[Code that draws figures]
────────────────────────────────────────

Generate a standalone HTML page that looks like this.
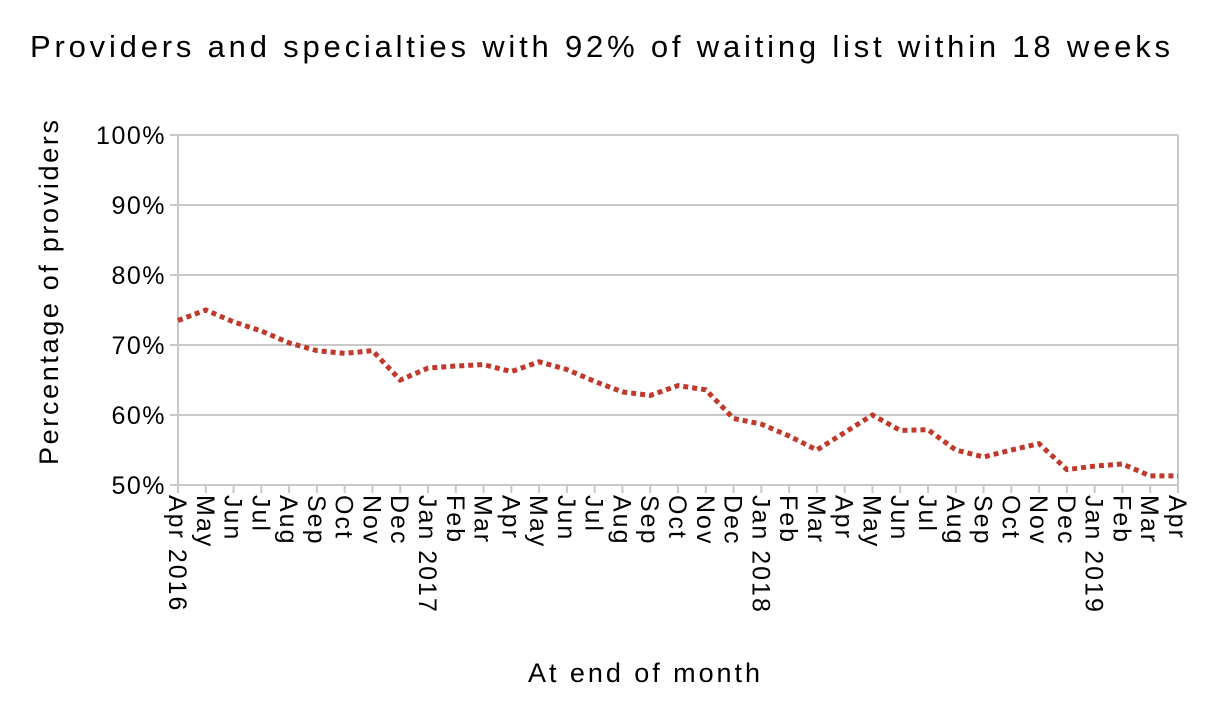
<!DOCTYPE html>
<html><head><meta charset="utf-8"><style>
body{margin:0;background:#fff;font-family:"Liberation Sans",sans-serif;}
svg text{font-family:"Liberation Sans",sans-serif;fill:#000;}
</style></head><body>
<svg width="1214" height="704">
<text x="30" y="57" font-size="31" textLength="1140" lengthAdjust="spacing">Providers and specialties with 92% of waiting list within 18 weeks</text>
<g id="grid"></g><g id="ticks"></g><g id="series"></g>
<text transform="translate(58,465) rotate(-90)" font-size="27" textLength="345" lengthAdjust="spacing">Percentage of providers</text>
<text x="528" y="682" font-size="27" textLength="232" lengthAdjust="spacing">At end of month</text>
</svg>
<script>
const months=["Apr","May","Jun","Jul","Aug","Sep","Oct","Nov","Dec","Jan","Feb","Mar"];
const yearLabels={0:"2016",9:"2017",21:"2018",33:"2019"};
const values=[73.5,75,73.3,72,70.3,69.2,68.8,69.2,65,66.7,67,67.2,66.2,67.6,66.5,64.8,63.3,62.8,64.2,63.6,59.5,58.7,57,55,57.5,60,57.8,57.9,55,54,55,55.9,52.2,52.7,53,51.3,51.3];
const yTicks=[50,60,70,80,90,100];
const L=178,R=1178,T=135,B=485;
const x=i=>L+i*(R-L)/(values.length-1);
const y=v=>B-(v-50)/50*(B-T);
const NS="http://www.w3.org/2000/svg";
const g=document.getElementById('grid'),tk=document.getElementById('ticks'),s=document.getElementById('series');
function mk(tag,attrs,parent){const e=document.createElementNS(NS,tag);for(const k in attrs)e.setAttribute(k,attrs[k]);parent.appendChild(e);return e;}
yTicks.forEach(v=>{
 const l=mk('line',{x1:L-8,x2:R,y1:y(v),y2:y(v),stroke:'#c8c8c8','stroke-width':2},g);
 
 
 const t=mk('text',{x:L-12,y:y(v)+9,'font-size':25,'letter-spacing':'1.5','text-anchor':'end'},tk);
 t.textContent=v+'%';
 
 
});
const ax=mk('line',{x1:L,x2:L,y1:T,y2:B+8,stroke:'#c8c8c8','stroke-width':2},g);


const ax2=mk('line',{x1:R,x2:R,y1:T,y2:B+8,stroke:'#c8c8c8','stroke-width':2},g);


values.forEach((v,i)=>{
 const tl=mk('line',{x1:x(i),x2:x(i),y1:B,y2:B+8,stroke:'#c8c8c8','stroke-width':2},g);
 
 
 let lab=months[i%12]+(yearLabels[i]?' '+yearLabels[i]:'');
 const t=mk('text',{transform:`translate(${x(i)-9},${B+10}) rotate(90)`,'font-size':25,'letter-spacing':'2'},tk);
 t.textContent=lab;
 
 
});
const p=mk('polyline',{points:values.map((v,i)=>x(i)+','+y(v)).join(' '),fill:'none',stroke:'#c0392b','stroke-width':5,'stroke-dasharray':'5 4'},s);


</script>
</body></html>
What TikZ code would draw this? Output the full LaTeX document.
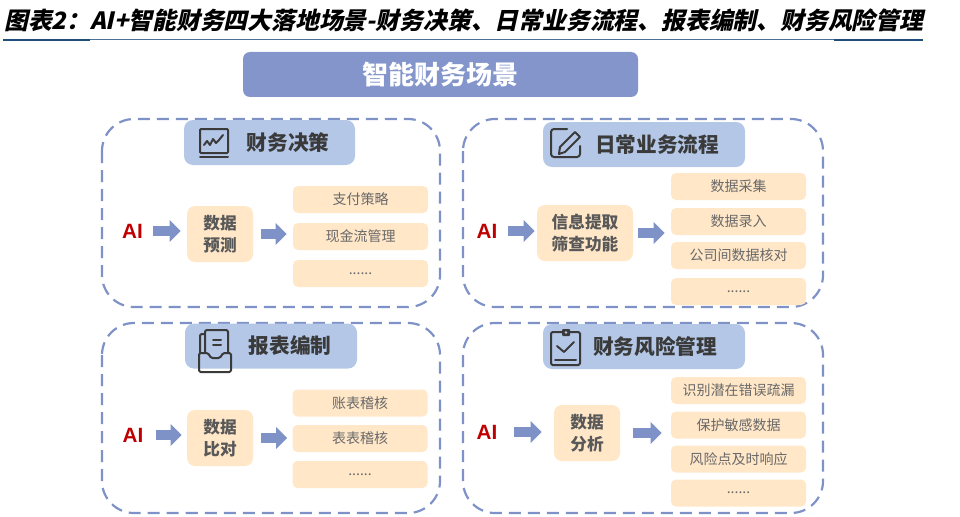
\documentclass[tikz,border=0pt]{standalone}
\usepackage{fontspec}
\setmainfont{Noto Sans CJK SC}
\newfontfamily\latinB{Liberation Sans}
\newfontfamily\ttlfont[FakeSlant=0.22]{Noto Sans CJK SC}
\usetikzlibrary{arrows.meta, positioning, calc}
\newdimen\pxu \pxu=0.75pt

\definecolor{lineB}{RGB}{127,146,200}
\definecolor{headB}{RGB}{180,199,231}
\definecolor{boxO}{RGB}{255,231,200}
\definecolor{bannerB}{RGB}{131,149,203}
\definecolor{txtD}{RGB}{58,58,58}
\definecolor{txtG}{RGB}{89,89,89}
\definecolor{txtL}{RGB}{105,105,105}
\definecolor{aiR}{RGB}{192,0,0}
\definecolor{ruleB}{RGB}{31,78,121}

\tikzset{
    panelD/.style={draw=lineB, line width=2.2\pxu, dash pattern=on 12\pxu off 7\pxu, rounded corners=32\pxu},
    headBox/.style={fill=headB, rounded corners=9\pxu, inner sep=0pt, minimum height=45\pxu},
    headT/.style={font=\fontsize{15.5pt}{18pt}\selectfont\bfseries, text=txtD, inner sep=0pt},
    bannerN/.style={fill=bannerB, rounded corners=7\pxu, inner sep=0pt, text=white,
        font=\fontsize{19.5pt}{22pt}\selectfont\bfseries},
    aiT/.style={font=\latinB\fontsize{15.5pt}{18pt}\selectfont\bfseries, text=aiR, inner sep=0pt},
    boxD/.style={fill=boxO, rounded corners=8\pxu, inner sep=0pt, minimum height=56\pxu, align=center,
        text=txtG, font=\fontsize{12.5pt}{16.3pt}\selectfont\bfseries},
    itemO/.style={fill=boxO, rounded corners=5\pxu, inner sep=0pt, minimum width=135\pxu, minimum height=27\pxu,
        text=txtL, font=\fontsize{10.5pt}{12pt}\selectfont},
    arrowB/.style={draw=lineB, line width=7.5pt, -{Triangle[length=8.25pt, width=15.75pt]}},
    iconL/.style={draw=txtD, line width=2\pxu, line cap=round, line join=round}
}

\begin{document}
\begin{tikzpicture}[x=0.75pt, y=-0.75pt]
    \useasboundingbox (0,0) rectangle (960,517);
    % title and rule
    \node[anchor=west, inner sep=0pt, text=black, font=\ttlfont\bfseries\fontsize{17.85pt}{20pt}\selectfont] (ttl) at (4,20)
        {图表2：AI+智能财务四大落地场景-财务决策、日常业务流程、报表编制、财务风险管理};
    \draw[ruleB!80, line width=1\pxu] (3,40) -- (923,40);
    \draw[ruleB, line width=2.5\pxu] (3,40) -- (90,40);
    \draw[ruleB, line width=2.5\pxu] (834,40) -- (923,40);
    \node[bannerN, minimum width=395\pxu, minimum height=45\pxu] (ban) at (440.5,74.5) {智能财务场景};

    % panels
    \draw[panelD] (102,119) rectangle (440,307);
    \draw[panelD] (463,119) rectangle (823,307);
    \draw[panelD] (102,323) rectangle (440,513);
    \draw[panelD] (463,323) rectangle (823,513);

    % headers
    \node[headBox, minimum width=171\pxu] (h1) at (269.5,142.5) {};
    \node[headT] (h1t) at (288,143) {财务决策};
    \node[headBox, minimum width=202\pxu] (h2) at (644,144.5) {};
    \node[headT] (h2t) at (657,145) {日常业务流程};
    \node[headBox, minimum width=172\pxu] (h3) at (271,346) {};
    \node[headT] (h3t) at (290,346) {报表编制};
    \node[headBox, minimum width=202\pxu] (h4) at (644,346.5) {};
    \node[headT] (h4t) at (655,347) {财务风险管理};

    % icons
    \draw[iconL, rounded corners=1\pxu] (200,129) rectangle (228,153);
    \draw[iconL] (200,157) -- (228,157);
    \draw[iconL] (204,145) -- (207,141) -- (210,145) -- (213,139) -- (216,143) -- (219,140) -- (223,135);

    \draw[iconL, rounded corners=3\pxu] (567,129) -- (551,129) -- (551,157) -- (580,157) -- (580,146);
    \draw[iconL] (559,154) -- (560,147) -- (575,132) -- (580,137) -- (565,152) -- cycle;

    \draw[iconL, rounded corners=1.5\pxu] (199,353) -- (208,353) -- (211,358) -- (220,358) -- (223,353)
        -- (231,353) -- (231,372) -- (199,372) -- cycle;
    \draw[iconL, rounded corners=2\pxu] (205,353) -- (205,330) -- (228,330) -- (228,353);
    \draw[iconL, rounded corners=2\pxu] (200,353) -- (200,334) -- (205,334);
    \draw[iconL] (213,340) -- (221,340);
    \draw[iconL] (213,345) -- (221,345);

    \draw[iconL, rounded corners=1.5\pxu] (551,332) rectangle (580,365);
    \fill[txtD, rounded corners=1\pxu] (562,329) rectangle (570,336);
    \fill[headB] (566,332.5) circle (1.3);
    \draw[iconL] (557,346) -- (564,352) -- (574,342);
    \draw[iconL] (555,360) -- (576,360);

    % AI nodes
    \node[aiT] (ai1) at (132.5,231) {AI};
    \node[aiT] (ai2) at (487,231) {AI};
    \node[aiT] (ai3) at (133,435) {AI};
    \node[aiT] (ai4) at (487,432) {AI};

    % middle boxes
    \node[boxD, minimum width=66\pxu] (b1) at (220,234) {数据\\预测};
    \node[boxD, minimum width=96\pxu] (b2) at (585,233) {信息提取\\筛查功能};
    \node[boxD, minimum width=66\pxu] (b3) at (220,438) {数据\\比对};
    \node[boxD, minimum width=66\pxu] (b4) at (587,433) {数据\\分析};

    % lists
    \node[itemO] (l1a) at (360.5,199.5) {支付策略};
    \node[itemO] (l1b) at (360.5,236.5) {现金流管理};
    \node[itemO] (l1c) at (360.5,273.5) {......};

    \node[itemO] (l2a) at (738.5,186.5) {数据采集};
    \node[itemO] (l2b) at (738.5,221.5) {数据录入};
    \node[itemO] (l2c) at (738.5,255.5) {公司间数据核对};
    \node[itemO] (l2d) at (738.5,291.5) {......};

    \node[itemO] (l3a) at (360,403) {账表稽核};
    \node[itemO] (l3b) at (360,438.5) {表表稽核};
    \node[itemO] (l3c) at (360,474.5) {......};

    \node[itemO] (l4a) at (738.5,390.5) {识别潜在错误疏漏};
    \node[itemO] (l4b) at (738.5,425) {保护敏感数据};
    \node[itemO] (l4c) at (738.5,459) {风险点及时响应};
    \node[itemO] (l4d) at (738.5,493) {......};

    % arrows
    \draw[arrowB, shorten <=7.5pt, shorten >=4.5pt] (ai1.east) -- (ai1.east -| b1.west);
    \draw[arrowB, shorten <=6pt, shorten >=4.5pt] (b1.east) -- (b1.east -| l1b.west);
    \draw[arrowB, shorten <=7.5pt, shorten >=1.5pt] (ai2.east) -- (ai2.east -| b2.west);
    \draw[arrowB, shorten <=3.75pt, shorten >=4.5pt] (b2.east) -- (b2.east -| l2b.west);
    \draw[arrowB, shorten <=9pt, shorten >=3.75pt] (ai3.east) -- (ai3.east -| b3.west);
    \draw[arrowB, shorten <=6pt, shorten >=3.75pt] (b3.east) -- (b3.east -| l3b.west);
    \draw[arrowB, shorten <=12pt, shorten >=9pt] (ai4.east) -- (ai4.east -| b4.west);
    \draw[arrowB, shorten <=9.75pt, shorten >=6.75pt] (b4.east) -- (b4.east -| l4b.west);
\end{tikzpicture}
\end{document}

────────────────────────────────────────

Count how many lines of the material hold the string "this". Give the number and nothing more.

■ The result
2